Le printemps est la période de l'épanouissement. De la végétation certes, mais aussi des êtres que nous sommes, qui vivons alors une véritable renaissance. Le soleil qui s'élève dans le ciel rayonne sur nous et nous voici tout à coup plus enjoués, plus enthousiastes, plus confiants. Et même si une hirondelle ne fait pas le printemps, nous ne voyons qu'elle, cet oiseau de bon augure, ce messager d'une bonne nouvelle : la nuit et le froid sont vaincus.
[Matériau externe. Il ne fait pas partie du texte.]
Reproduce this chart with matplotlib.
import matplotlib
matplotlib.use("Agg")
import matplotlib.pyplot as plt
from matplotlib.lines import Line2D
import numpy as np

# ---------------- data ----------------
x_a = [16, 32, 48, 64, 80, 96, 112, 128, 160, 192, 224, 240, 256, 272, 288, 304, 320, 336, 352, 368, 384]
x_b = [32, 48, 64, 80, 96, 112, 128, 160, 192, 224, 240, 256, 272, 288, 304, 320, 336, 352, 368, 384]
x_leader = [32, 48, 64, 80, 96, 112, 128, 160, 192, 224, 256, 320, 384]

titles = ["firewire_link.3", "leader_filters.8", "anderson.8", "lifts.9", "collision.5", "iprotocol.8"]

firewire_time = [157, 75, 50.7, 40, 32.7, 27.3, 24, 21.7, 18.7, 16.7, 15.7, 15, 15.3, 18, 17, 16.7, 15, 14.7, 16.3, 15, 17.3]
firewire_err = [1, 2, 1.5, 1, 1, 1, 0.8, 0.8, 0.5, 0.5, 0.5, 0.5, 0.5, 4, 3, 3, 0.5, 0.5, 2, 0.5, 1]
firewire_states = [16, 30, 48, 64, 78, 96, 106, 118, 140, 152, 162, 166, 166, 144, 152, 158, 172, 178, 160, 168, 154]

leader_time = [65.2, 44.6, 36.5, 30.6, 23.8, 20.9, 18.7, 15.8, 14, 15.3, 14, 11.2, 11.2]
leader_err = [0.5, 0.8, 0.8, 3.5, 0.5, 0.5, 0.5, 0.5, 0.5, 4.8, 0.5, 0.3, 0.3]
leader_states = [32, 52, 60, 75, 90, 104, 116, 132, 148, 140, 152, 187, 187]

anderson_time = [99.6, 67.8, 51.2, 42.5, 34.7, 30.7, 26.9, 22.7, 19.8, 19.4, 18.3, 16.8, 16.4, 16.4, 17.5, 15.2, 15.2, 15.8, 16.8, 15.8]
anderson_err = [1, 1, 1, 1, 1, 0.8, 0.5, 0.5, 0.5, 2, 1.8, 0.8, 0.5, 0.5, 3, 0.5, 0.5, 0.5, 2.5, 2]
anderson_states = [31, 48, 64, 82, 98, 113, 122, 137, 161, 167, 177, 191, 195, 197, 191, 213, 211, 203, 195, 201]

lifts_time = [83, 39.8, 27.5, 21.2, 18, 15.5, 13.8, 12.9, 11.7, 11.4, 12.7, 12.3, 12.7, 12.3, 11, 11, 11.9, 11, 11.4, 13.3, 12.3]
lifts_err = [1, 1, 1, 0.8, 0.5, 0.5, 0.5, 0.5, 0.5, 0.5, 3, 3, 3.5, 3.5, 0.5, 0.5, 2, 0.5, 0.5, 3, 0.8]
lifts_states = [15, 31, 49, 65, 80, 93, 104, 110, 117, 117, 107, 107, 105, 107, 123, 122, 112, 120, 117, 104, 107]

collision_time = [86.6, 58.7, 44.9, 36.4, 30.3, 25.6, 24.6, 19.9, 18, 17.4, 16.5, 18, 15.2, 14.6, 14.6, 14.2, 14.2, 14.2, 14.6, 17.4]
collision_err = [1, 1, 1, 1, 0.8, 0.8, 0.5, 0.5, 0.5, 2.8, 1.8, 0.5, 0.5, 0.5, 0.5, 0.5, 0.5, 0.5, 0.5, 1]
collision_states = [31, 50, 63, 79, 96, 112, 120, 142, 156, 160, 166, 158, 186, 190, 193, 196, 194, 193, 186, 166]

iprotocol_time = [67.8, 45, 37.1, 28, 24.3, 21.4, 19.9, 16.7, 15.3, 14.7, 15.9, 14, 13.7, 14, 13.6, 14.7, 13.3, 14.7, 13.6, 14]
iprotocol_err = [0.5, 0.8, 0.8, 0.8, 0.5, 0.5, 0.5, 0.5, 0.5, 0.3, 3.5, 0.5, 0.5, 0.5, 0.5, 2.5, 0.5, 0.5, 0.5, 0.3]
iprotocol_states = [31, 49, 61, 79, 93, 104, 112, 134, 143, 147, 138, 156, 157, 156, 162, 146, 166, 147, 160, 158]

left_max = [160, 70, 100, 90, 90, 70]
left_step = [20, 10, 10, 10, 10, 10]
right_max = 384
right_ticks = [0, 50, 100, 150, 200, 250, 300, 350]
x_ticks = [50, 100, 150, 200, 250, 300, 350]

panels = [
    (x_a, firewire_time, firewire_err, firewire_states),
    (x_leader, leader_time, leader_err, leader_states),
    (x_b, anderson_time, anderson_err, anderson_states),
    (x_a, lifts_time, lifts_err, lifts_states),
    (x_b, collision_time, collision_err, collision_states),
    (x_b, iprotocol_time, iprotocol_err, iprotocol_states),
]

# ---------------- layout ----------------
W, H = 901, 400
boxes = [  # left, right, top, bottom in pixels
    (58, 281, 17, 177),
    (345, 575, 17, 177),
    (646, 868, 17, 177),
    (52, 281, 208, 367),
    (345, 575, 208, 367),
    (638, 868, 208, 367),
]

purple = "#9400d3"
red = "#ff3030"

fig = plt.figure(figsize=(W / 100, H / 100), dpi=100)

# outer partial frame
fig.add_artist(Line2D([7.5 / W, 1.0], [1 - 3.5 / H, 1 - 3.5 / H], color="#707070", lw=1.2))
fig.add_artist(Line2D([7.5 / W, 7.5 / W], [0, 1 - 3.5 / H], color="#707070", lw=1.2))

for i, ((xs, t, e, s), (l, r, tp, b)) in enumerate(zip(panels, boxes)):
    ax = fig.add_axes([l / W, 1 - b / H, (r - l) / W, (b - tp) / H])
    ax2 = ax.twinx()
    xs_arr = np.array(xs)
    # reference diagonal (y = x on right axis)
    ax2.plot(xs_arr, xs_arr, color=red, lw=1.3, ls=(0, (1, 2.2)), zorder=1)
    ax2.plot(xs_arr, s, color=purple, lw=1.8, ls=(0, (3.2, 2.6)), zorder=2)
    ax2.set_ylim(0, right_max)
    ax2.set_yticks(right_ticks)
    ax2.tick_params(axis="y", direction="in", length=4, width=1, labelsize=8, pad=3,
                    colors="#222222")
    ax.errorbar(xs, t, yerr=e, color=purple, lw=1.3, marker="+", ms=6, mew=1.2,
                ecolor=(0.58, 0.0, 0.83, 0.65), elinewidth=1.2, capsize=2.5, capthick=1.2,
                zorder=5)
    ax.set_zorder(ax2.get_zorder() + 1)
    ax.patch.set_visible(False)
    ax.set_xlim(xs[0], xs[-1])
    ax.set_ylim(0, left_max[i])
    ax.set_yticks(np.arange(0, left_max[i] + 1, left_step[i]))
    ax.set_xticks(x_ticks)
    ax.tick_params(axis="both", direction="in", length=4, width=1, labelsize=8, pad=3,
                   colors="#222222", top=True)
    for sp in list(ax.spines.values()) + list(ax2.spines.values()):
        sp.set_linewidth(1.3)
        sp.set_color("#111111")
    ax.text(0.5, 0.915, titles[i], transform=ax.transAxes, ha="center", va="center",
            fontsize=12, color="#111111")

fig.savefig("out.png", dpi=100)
Au printemps de notre vie, toutes les saisons étaient "bonnes à prendre". Maintenant que les boutons sont loin, nous préférons le temps des bourgeons, espoir d'un nouvel été. Combien d'hommes de la terre aiment ainsi regarder pousser l'herbe des prairies, les cultures dans les champs... Le cycle des saisons reste un sujet d'émerveillement et presque de recueillement. La splendeur, le mystère de la nature et de la vie incitent à la contemplation et au silence.
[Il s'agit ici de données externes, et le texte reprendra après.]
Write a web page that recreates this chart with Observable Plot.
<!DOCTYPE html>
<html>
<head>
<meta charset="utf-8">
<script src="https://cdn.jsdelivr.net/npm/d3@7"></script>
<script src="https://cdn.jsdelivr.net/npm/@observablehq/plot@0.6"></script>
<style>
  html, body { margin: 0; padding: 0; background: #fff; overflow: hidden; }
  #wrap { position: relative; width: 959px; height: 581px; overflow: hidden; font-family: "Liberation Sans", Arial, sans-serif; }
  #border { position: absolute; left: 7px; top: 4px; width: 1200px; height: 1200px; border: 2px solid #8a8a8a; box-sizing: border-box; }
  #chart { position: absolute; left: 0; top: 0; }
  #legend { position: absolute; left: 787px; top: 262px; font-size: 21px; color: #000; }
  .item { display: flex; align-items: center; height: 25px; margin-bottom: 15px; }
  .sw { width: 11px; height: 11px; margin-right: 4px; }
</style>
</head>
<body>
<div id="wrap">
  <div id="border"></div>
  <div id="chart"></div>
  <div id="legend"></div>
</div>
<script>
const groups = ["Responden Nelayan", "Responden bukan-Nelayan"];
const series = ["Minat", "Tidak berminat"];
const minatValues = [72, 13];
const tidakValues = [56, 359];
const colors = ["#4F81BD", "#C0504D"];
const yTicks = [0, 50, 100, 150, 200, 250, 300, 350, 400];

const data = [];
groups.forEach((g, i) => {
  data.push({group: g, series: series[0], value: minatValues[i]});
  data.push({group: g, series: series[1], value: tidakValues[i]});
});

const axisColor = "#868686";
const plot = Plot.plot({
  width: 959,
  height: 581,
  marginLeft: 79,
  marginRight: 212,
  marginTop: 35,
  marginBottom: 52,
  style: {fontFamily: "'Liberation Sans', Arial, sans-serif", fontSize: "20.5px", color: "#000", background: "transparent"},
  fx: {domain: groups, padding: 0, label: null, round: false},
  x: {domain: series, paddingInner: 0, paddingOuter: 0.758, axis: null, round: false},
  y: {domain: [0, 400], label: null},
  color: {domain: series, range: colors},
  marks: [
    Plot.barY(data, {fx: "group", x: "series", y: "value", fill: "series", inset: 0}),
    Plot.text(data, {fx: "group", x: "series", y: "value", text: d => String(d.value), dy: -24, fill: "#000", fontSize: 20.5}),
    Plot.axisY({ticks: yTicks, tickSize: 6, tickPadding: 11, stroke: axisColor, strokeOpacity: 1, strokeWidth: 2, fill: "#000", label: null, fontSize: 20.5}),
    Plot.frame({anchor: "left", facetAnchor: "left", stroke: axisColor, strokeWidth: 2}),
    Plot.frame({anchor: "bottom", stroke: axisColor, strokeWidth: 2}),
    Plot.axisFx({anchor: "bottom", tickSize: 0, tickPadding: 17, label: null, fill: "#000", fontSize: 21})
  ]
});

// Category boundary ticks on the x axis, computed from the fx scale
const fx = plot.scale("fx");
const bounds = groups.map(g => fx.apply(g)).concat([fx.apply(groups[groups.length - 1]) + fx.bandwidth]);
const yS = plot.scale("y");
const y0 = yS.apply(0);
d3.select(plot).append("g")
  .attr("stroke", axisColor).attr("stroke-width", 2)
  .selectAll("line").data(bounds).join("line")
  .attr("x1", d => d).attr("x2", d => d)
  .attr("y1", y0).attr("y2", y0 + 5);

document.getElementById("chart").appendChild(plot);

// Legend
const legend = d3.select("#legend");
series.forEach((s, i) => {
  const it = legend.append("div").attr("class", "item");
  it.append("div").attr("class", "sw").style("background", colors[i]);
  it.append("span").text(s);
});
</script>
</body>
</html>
Le spectacle de la création, toujours le même et toujours différent, a ceci de divin qu'il nous élève vers l'absolu. De toutes nos inventions, laquelle dépasse en perfection l'univers qui nous entoure et nous-mêmes ? Et si nous ne sommes rien, poussières dans l'espace céleste, nous sommes uniques, précieux et sacrés : les seuls conscients de l'existence d'un monde où la vie est apparue et s'est développée quasi miraculeusement.

Au printemps de la vie, tout était-il déjà là en puissance, voire en projet ? Si le doute persiste quant à un sens de l'évolution, on ne peut que constater le foisonnement des formes de vie et leur complexité croissante jusqu'à nous : les seuls responsables du devenir d'une planète qui devrait demeurer le plus inviolable des sanctuaires. Avec ses cinq milliards de printemps, la Terre n'en finit pas de nous faire vivre, de nous éblouir et enfin de nous accueillir pour y reposer. Nous venons de la terre et nous y retournons. Nous le rappeler ferait vraiment de ce printemps une période de renouveau.